# What's the best way to load pallets on a pickup?



## velvetfoot (Sep 14, 2016)

I want to pick up some pallets with my pickup with 6.5' bed.  Any ideas on how best to load?
Thanks.


----------



## Chap (Sep 14, 2016)

For getting the maximum number into the bed of the truck I have found that standing them on end to be the best method.  Doing it that way I can get 12-14 in my bed.


----------



## Paulywalnut (Sep 14, 2016)

Some guys I see going down the road have them stacked all which way. I don't know what keeps them from falling off.
Piled high and tipping to the side


----------



## red oak (Sep 14, 2016)

Yep stand them on end and drive slow!


----------



## Jan Pijpelink (Sep 14, 2016)

Chap said:


> For getting the maximum number into the bed of the truck I have found that standing them on end to be the best method.  Doing it that way I can get 12-14 in my bed.

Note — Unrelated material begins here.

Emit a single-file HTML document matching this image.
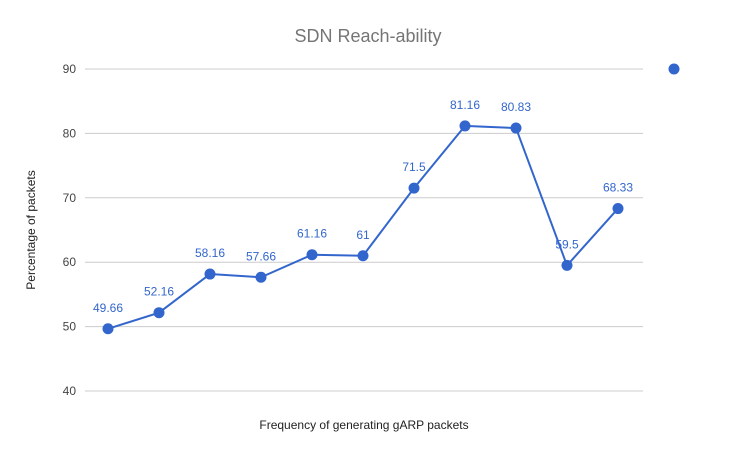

I get pallets all the time and this is exactly how I do it. 14 in my 6.5' F-150


----------



## warno (Sep 14, 2016)

velvetfoot said:


> Any ideas on how best to load?
> Thanks.



Fork lift, big stack in one shot. Stack em high and throw the best one on top. Cross strap them down and go home. I have a set of 2" straps I use and things are creeking I pull them down so tight. Bit scary breaking the straps loose at home.


----------



## Jay106n (Sep 14, 2016)

On end with straps.


----------



## blades (Sep 15, 2016)

Well the pallet scroungers around here stack them at an angel to the center of the bed overhanging the rails so two stacks as high as they can toss them sometimes they even put a strap on the but not often. In that fashion they might have as many as 30+ in a short box and double that on an 8ft box ( ya grossly overloaded on ancient dilapidated pickups mostly 1/2 ton units). They will jam 20 or more on the 1/4 ton rigs as well.  When I see one of those ahead of me I find an alternative route quickly.


----------



## velvetfoot (Sep 15, 2016)

Well, it was really easy!  My friend has a business and he had a stack of 9 pallets that a guy operating a forklift put into my truck off the loading bay.  He pushed the pile a little with a fork so that the tailgate could be closed and also so he didn't take a header with the forklift!  I put a strap over it, diagonally.  Like I said, eazy peazy.


----------



## Insomnivore (Sep 21, 2016)

velvetfoot said:


> I want to pick up some pallets with my pickup with 6.5' bed.  Any ideas on how best to load?
> Thanks.


16 in my 6½ foot bed stacked vertical. No straps needed.


----------



## begreen (Sep 22, 2016)

The sky's the limit!  Just know the limits of your suspension.


----------